19 October 2025

On Geometry (1950-1974)

"Geometrical truth is a product of reason; that makes it superior to empirical truth, which is found through generalization of a great number of instances." (Hans Reichenbach, "The Rise of Scientific Philosophy", 1954)

“[…] no branch of mathematics competes with projective geometry in originality of ideas, coordination of intuition in discovery and rigor in proof, purity of thought, logical finish, elegance of proofs and comprehensiveness of concepts. The science born of art proved to be an art.” (Morris Kline, “Projective Geometry”, Scientific America Vol. 192 (1), 1955)

 "Conventionalism as geometrical and mathematical truths are created by our choices, not dictated by or imposed on us by scientific theory. The idea that geometrical truth is truth we create by the understanding of certain conventions in the discovery of non-Euclidean geometries." (Clifford Singer, "Engineering a Visual Field", 1955)

"Geometry, whatever others may think, is the study of different shapes, many of them very beautiful, having harmony, grace and symmetry. […] Most of us, if we can play chess at all, are content to play it on a board with wooden chess pieces; but there are some who play the game blindfolded and without touching the board. It might be a fair analogy to say that abstract geometry is like blindfold chess – it is a game played without concrete objects." (Edward Kasner & James R Newman, "New Names for Old", 1956)

"Geometry exists in its own right, and by its own strength. It can now treat accurately and coherently a range of forms and spaces that far exceeds anything that terrestrial space can provide. Today it is geometry that contains the terrestrial forms, and not vice versa, for the terrestrial forms are merely special cases in an all-embracing geometry. [...] Geometry now acts as a framework on which all terrestrial forms can find their natural place, with the relations between the various forms readily appreciable." (W Ross Ashby, "An Introduction to Cybernetics", 1956)

"[...] it is clear that differential geometry, analysis and physics prompted the early development of differential topology (it is this that explains our admitted bias toward differential topology, that it lies close to the main stream of  mathematics).

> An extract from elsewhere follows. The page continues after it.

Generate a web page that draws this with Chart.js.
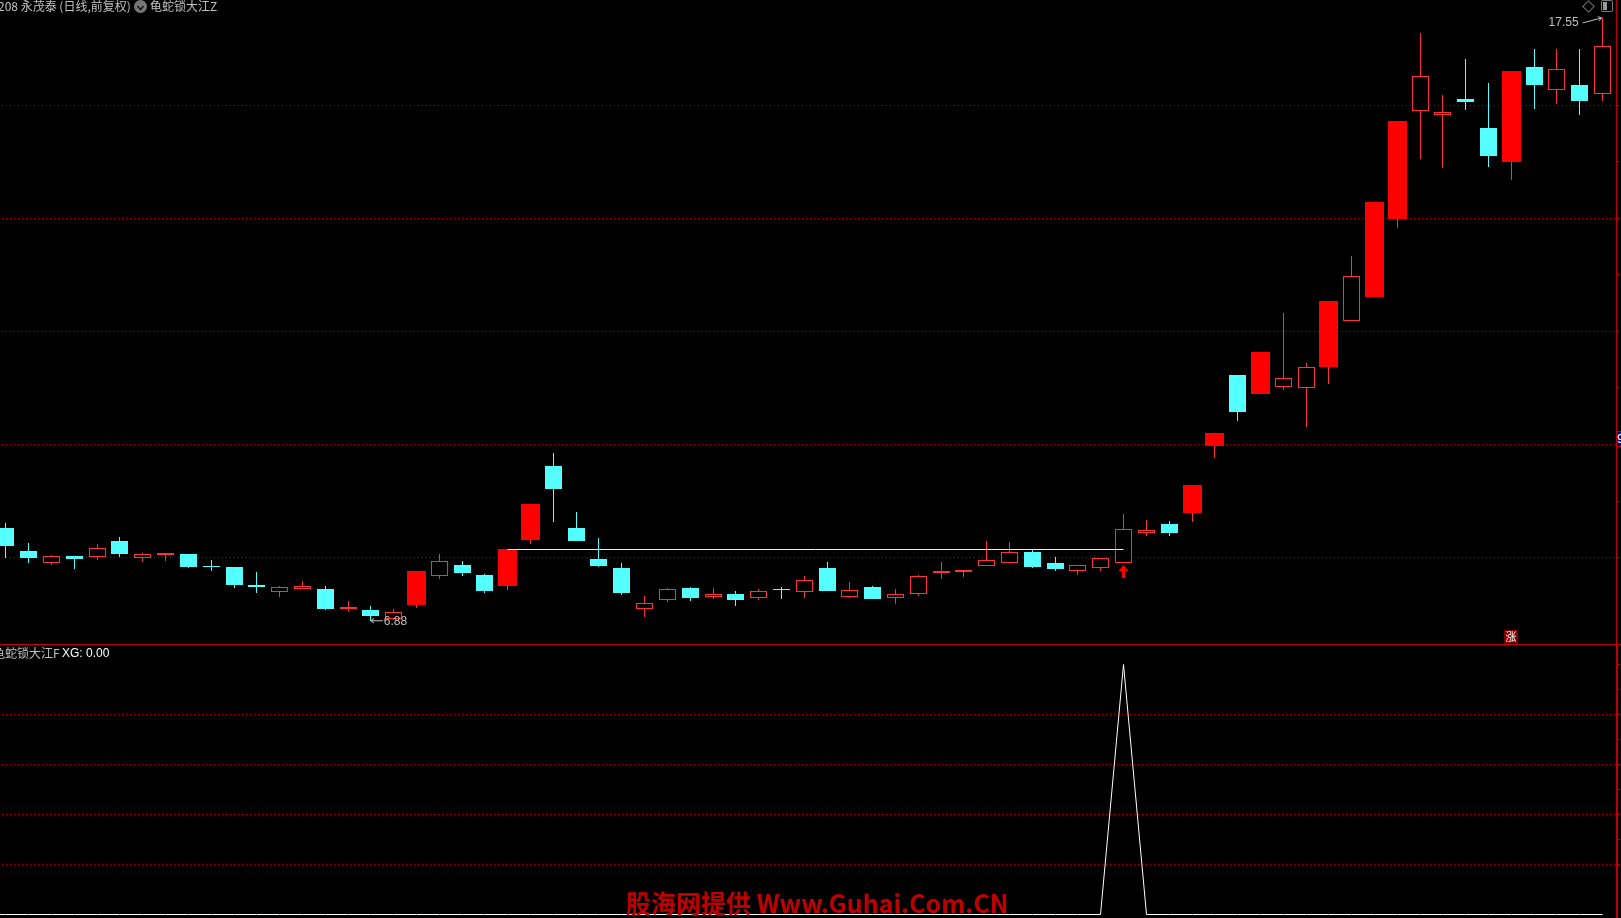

On the other hand, the combinatorial approach to manifolds was started because it was believed that these means would afford a useful attack on the differentiable case." (Steven Smale, "A survey of some recent developments in differential topology", 1961)

"Nature does not seem full of circles and triangles to the ungeometrical; rather, mastery of the theory of triangles and circles, and later of conic sections, has taught the theorist, the experimenter, the carpenter, and even the artist to find them everywhere, from the heavenly motions to the pose of a Venus." (Clifford Truesdell, "Six Lectures on Modern Natural Philosophy", 1966)

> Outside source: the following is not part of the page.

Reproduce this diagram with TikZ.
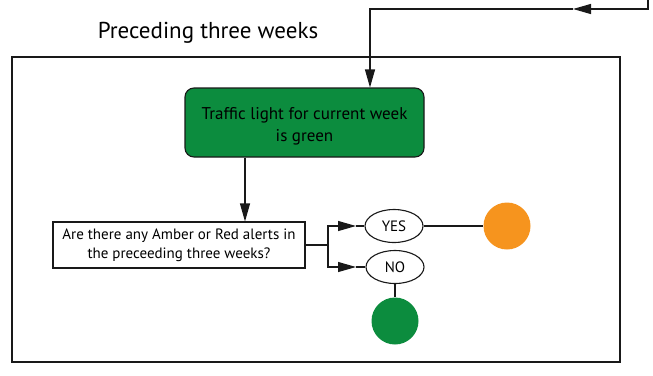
\documentclass[tikz,border=0pt]{standalone}
\usepackage{fontspec}
\setmainfont{PT Sans}
\usetikzlibrary{arrows.meta,shapes.geometric}
\definecolor{tlgreen}{RGB}{12,140,62}
\definecolor{tlorange}{RGB}{246,148,30}
\tikzset{
  line/.style={draw=black!90, line width=1.1bp},
  arr/.style={line, -{Triangle[length=18bp,width=10bp]}},
  greenbox/.style={line, fill=tlgreen, rounded corners=9bp, minimum width=239bp, minimum height=69bp, align=center, font=\fontsize{17bp}{22bp}\selectfont, inner sep=0pt},
  qbox/.style={line, fill=white, minimum width=252bp, minimum height=46bp, align=center, font=\fontsize{15bp}{19bp}\selectfont, inner sep=0pt},
  answer/.style={line, ellipse, minimum width=58bp, minimum height=33bp, inner sep=0pt, font=\fontsize{15bp}{17bp}\selectfont},
  light/.style={circle, minimum size=47bp, inner sep=0pt},
}
\begin{document}
\begin{tikzpicture}[x=1bp,y=-1bp]
\useasboundingbox (0,0) rectangle (653,375);
\node[font=\fontsize{23bp}{26bp}\selectfont, anchor=center] (title) at (208,33) {Preceding three weeks};
\node[line, minimum width=608bp, minimum height=305bp, inner sep=0pt] (frame) at (316,209.5) {};
\node[greenbox] (tl) at (304.5,122.5) {\rule{0pt}{19bp}Traffic light for current week\\is green};
\node[qbox] (q) at (179,245) {Are there any Amber or Red alerts in\\the preceeding three weeks?};
\node[answer] (yes) at (394,226) {YES};
\node[answer] (no) at (395,267) {NO};
\node[light, fill=tlorange] (amber) at (507,226) {};
\node[light, fill=tlgreen] (greenl) at (395,321) {};
\coordinate (start) at (648,-1);
\coordinate (turn) at (648,9);
\coordinate (mid) at (573,9);
\coordinate (corner) at (370,9);
\coordinate (split) at (328,245);
\coordinate (yestip) at (356,226);
\coordinate (notip) at (356,267);
\draw[arr] (start) -- (turn) -- (mid);
\draw[arr] (mid) -- (corner) -- (tl.north -| corner);
\draw[arr] (tl.south -| 245,0) -- (q.north -| 245,0);
\draw[line] (q.east) -- (split);
\draw[arr] (split) |- (yestip);
\draw[line] (yestip) -- (yes.west);
\draw[arr] (split) |- (notip);
\draw[line] (notip) -- (no.west);
\draw[line] (yes.east) -- (amber.west);
\draw[line] (no.south) -- (greenl.north);
\end{tikzpicture}
\end{document}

"An instance of such a 'non-Euclidean' geometry is projective geometry, concerned with those properties of figures which do not change under projective transformations. Projective geometry is not merely not Euclidean geometry; it is 'very much non-Euclidean'." (Isaak Yaglom, "Geometric Transformations", 1973)

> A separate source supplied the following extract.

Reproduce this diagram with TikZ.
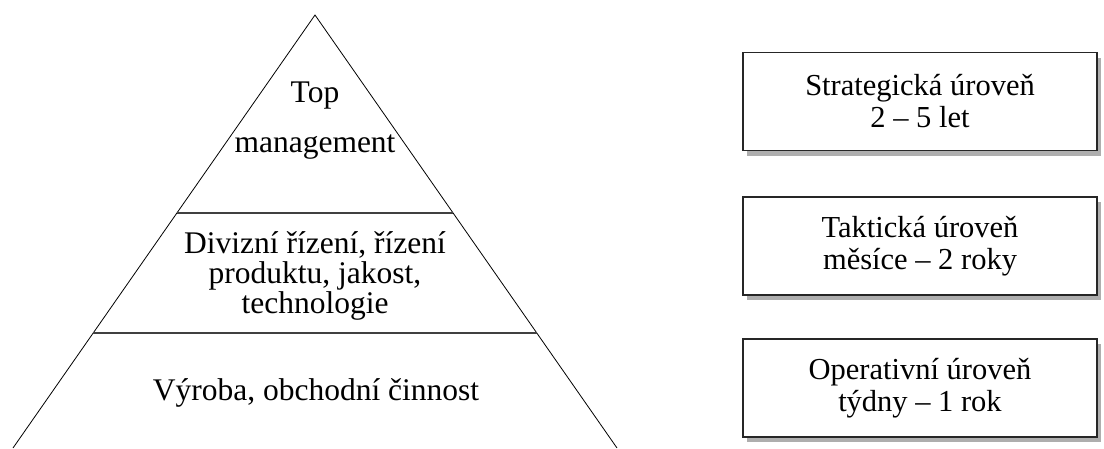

"If indeed one tries to clarify the notion of equality, which is introduced right at the beginning of Geometry, one is led to say that two figures are equal when one can go from one to the other by a specific geometric operation, called a motion. This is only a change of words; but the axiom according to which two figures equal to a third are equal to one another, subjects those operations called motions to a certain law; that is, that an operation which is the result of two successive motions is itself a motion. It is this law that mathematicians express by saying that motions form a group. Elementary Geometry can then be defined by the study of properties of figures which do not change under the operations of the group of motions." (Élie Cartan, "Notice sur les travaux scientifiques", 1974)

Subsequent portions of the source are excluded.